Descrição para cegos: foto mostra mãos entrelaçadas de duas mulheres. Parte dos corpos de cada uma aparece na lateral da imagem. Uma veste calça jeans e a outra, saia e blusa. |
Por Laianna Janu
Sim! Eu sou sapatão. Fui apontada semana passada por um cara na rua como uma sapatão porque havia revidado um dele. O elogio era um assédio, mas o sapatão - utilizado como xingamento - é sim meu termo de autoafirmação.
Mas de onde saiu essa ideia que ser sapatão é uma coisa ruim? Estou cansada de ouvir que nós não somos mulheres de verdade, que não queremos ser mães. Quem que inventou todas essas mentiras absurdas? Várias perguntas como essa sempre assolam a minha cabeça.
Senti minha primeira atração por uma menina aos doze anos. Mas como iria falar para meus pais se só escutava, frequentemente, insultos a uma familiar que tinha tido um caso com uma mulher há anos? Como me abrir se só ouvia: "Tudo bem você ser amiga, mas você ser... É demais"? Como poder contar se, quando questionada pela minha mãe sobre minha sexualidade, escutei aos gritos que se ser lésbica fosse minha felicidade teria que esperar ela morrer para poder ser feliz?
Compensei a falta de conversa e apoio de casa com o mundo que me cercava. Em todos os ambientes que frequentava, todos sabiam de mim. Foi assim na escola, no bairro, nos cursinhos e segue assim até hoje.
Creio que a mídia poderia me ajudar nesse enfrentamento na minha família, caso ela nos representasse de maneira mais fidedigna, mas onde aparece a imagem das lésbicas negras, pobres e periféricas? Onde estão as nossas verdadeiras histórias de amor em que duas mulheres simplesmente se conhecem, se apaixonam e se amam?

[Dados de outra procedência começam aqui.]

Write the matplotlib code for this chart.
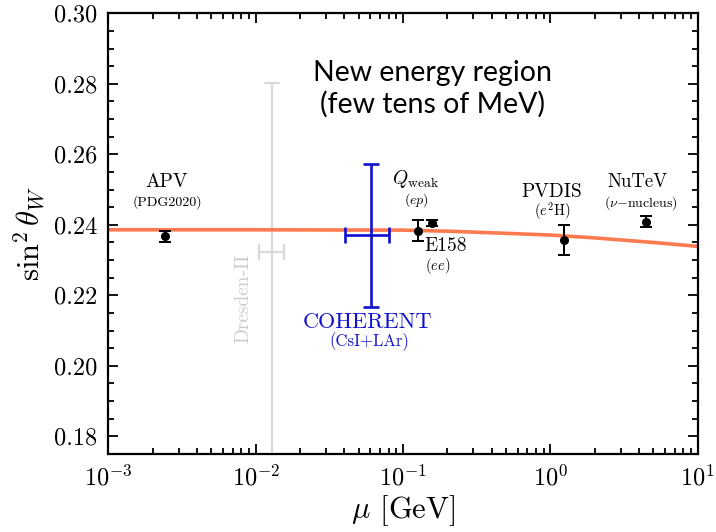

Por que a dramaturgia insiste em nos mostrar como destruidoras de lares da tradicional família brasileira?
Sinto que é fácil posar de "prafrentex" e dizer que não suporta homofobia. Eu quero ver é essas pessoas pararem com a fetichização das lésbicas, como se fossemos uma coisa para "homem ver". Quero ver essas mesmas pessoas perceberem que duas mulheres também podem formar um casal - que mantém relações amorosas - e não precisam de um falo para nos "curar". Essa cura é crime e se chama estupro corretivo.
Eu cansei! Cheguei a um nível de saturação daqueles que não consigo mais levar desaforo para casa, já que lá esse assunto sempre gera grandes discussões. Agora não consigo ouvir algum tipo de preconceito sem retrucar. Às vezes pelo impulso e outras vezes até com certo medo, mas sempre com a vontade de transformar a mente humana de mais e mais pessoas.
Contudo, de vez em quando, alguns episódios extrapolam a raiva e nossa capacidade de reação é amordaçada. Um desses tristes fatos ocorreu quando andava de mãos dadas no shopping da cidade com uma antiga companheira e pude sentir o ódio no olhar de uma mulher que dizia em alto e bom som: "espero que vocês morram". Foi aí que percebi o peso que é, simplesmente, ser o que eu sou, o peso de ser uma sapatão.
Este texto foi construído a partir de relatos de Ana Dias, uma estudante universitária autodeclarada lésbica, que contou um pouco da sua história para este 29 de agosto que, desde 1996, tornou-se o Dia Nacional da Visibilidade Lésbica em homenagem ao 1º Seminário Nacional de Lésbicas - Senale. Este dia tão importante não é devidamente divulgado, mostrando assim uma realidade muito mais antiga no Brasil do que esses últimos 20 anos: sim, as lésbicas existem e resistem!